Form,
Thanks for this additional detail. You've indicated a few times that something is in the works on getting this information out there. I'm excited to hear that someone else might be tackling this cause the amount of work and cost is daunting. Do you have any rough timeline on this other effort?
No. Hopefully there will be something usable by fall season.
There is also research professor who is thinking about a study of these same issues. But what I'm really after is a standardized rating for "all" hunting bullets similar to what Brian Litz did for BC. If nobody else is going to tackle this than I intend to try.

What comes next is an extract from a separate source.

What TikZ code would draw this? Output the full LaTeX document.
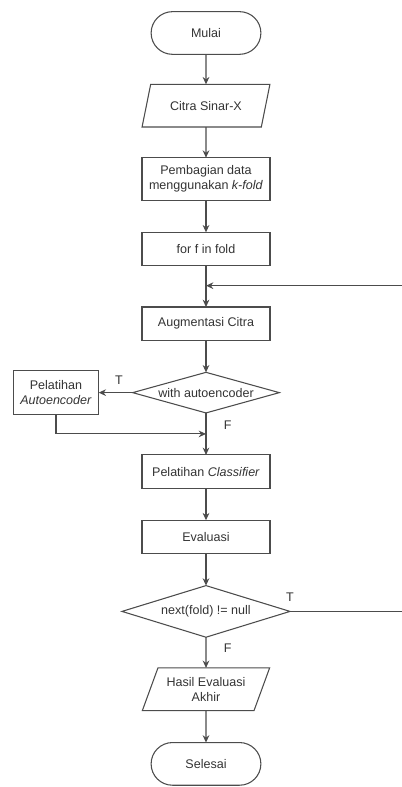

The main point here is that the “answer” already exists. It has been demonstrably proven over and over for near 40 years despite repeated attempts to show that it doesn’t work, and/or come up with some other way- including all the “math” engineers love.
The data simply isn’t available publicly- but how to get the information is already known. Don’t reinvent the wheel, especially to a wheel that doesn’t work.
If I'm the "ignorant" one you are referring to
You are not.
You clearly have more access to industry "behind the scenes" information than most everyone and I appreciate your willingness to share it. And if you have resources that you can share with all of us that show us some of this data please do tell me where to look. I've spent quite a bit of time digging.
Hornady, Barnes, Blackhills, Federal, Sierra, Speer, etc all have some gel information out there. But you have to search for it.
Minor Question: do you happen to know standard gel block sizing that would work for testing up to the big bores? FBI test blocks are quite small and I'm pretty certain won't contain many hunting bullet impacts which essentially negates the test. Of course, bigger gel blocks = more cost.
8x8x18” for common centerfire rifles. You stack them end to end to catch deeper penetrating bullets.
Major Question: Cost and headache could be significantly reduced if another medium besides calibrated FBI gel were utilized. I 100% understand that any other medium fails to simulate wounding in real animals.
That is correct- it is the only medium that correlates to tissue.
BUT, if all we are doing is trying to compare bullets to other bullets and not determine the size of likely wounding:
Why would you want that? First you still must use calibrated tissue simulate as bullets behave dramatically differently in different media. You can shoot bullets at steel plates and measure back face deformation- but still not have a single usable or functional price of information about what that bullet does in tissue- that is the entire point.
What will this bullet do in tissue?
Every single thing else is ballistic and mental masterbation by people that are consumed with meaningless numbers.
Said a different way: the end result for testing would be a numerical value for each bullet for wound size creation and another numerical "rating" for penetration. So a bullet would be tested and ranked against other bullets and assigned a value on a comparable scale. Bullet might score an 8 for wound size and a 3 for penetration.
Why on earth would that preferable to the actual, correlated wounding of bullets? Why are you guys so stuck on a math equation instead of just measuring the actual wound?
So a bullet gets a “3” on penetration- neat. WTF does that tell anyone anything about what to expect in an animal? Does a “3” bounce off of a squirrel, or does a “3” penetrate end to end of a buffalo? It’s nonsense.
Instead:
Bullet “A” penetrates an average of 16”. The permanent crush cavity is approximately 3.5” wide. It has an average temporary cavity of 6” wide by 7” long. The neck length is less than 1”.
Bullet “B” penetrates an average of 22”. The permanent crush cavity is 1” wide. The temporary cavity is an average of 3” wide, by 5” long. The neck length is 2-3”.
Using those two examples, you have a 3d image of what that bullet will do- it tells you the difference that matters- depth, width, and shape of the wounds. Then that information can be directly overlayed if desired on an animal graph and you can see exactly how each effects the animal.
In this case, wouldn't it be defensible to use wax tubes or other medium since we aren't trying to simulate wound size and penetration in flesh, just trying to get a fair comparison between bullets.
Again- there isn’t a “we” in that. I, nor anyone with a single bit of education and knowledge of this wants anything to do with another useless “calculated math equation”.
That leaves me with one big issue to design around: For measuring, I'd prefer to use 3d imaging which would be more accurate and which should yield a very accurate cubic area of wound cavity. This seems like it would be far superior to the old width/depth 2d measurement used in FBI protocal. I've contacted a local imaging company as well as a dental imagining equipment supplier. Still don't know if this is attainable cost wise. The goal would be to directly import 3d imaging with all measurements into computer eliminating the need for dye and less accurate hand measuring.
Holes? Missed Assumptions?
Dag
Well, yes. Lots of holes. First, your goal of comparing bullets in a non correlated substance, then assigning a number to them, is no more useful than all the other long disproven ideas like “TKO”, “momentum”, “ft-lbs of energy”, etc, etc. They do not work. They do not tell anyone a single useful piece of information about how a bullet destroys or damages tissue- and that’s it. Tissue destruction and damage of vital organs is what leads to incapacitation and death.
On the other hand, using a simulate that has been proven ad nauseam to not only be consistent in outcome, but highly correlative to results in real tissue,
does give useful information- the only actual useful information. The wound created.